Я вскочил в трамвай и доехал до угла Уяздовских аллей и Пенкной. Здесь были густо расставлены ежи и надолбы, поскольку район был немецким и в нем жили все главари террора. Я шел уверенно, как человек, который настолько привык к виду часовых с оружием на боевом взводе, что не обращает на них ни малейшего внимания. Миновав Аллею Роз, я свернул в Котиковую и дошел до Аллеи Пшиятюл. До войны эта улица считалась символом роскоши: здесь были построены превосходные, самые современные по тому времени дома для богачей, и плата за квартиру в них значительно превышала месячное жалованье среднего служащего. Теперь здесь под охраной жандармов жила вся гитлеровская знать: офицеры полиции, гестаповцы, служащие немецкой администрации и функционеры национал-социалистской партии. Я прошел по пустой улочке и вошел в один из домов. В его подъездах было чисто и просторно, стены были обшиты деревом, лестница ярко освещена. Я позвонил в дверь на третьем этаже. Она тут же открылась: передо мной стоял мужчина в коричневом мундире. Я проскользнул в холл.
— Извини, что встречаю тебя в этом,— сказал он по-польски, указывая на мундир,— но я только что вернулся с собрания.
Мы пожали друг другу руки. Он ввел меня в комнату. На письменном столе высился большой «Телефункен», по которому передавали танцевальную музыку. Радиоприемник, открыто стоявший в комнате на видном месте, поразил меня. Видно, конспирация стала моей второй натурой. Я переключил его на короткие волны и попытался поймать Лондон, «Голос Америки» или еще какую-нибудь станцию по ту сторону фронта. Комната наполнилась громким скрежетом и визгом.
— Малость потише,— улыбнулся хозяин дома.— Мой сосед гестаповец. Выпьешь водки?
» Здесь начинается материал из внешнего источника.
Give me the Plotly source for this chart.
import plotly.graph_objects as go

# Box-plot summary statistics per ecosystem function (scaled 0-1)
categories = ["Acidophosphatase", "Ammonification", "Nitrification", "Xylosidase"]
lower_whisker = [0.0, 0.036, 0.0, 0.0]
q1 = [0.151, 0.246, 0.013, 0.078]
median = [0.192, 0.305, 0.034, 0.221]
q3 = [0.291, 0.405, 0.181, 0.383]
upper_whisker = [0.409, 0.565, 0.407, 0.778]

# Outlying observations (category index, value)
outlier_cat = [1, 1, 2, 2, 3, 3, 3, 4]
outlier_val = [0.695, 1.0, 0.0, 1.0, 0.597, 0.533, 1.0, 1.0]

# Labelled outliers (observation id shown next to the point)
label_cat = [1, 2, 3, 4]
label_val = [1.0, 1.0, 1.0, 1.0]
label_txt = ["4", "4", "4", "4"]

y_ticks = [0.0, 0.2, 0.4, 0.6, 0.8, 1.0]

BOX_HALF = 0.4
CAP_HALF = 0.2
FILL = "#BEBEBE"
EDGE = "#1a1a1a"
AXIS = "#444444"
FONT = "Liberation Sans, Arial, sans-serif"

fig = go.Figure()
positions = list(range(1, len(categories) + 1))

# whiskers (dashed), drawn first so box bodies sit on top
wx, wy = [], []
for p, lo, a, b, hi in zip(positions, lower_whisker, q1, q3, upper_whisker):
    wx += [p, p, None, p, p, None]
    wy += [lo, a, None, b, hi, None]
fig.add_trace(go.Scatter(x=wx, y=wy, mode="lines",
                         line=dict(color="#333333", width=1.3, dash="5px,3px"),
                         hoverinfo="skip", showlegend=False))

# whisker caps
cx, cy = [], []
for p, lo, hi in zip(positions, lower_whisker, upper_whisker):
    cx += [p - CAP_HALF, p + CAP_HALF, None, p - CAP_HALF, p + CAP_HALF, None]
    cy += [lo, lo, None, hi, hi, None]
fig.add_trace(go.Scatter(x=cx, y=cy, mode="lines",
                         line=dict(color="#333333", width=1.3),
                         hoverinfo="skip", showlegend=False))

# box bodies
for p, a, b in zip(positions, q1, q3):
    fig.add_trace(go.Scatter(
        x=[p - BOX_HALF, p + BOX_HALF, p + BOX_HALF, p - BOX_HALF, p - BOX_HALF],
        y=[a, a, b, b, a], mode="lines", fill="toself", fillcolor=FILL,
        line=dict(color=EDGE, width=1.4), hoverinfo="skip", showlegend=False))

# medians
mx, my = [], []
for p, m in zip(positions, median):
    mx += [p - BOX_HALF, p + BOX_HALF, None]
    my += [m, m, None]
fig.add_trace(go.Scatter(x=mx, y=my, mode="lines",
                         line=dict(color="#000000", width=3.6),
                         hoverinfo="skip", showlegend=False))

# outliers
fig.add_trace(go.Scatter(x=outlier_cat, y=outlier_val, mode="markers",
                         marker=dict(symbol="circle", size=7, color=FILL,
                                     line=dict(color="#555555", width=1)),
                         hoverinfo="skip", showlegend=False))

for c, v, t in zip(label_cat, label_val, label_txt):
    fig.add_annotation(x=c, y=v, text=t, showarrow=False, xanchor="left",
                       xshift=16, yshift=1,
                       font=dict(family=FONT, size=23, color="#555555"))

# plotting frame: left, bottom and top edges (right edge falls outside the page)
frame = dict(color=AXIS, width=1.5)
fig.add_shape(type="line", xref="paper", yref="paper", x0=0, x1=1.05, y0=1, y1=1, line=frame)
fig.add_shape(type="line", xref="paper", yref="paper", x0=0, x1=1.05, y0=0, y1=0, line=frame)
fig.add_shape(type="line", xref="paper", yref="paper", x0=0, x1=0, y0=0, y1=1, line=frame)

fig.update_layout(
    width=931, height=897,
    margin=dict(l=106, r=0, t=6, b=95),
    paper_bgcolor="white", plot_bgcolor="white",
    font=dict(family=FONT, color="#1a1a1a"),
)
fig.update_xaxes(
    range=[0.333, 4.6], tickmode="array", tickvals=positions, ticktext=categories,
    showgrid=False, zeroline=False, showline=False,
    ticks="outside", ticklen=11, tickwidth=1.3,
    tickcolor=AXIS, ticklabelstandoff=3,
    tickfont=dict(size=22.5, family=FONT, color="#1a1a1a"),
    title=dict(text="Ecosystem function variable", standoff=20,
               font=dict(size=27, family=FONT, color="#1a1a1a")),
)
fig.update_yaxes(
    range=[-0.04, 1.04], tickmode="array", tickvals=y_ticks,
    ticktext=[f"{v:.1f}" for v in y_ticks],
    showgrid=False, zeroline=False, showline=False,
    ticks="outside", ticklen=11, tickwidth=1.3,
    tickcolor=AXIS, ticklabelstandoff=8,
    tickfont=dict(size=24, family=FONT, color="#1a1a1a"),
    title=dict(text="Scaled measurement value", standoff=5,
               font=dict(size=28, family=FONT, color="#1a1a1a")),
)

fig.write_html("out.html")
Я снова поймал танцевальную музыку.
— Схвачен один из работников мастерской,— сказал я.— На организацию производства в новом помещении уйдет не меньше недели. Не приноси ламп в кондитерскую, пока я не дам тебе знать.
— Они у меня дома,— ответил тот.— Могут подождать здесь. Кто-то выдал?
— Нет, попал по собственной глупости,— вздохнул я, усаживаясь поудобнее в кресло.— И угораздило же его прямо в день моего рождения!
Мой хозяин просиял и налил мне рюмку сливовицы
— Всего тебе самого лучшего! — воскликнул он, пожимая мне руку.— Через год, в это время, в свободной Польше! Прозит!
— Ну, тогда я закачу целый пир! — пообещал я и выпил.
Я очень любил его. Этот на редкость сердечный малый был готов на все и, казалось, совершенно не знал страха. Несколько месяцев назад мне порекомендовали его как специалиста по радиотехнике. Его заставили надеть немецкий мундир, поскольку он был силезским немцем, но он вырос среди поляков и ни за что не хотел воевать против них. Ему удалось отвертеться от фронта под предлогом какой-то болезни, он попал на предприятие Филипса и занял пост директора. Он оказывал нам огромные услуги, и кое-кому приходило в голову: уж не поражения ли немцев на фронтах толкнули его вступить ради будущего в подпольную организацию? Я-то ни секунды не сомневался в его искренности, а позднее его отвага и презрение к смерти заставили и других отказаться от всяких предположений о его возможном корыстолюбии или расчетливости.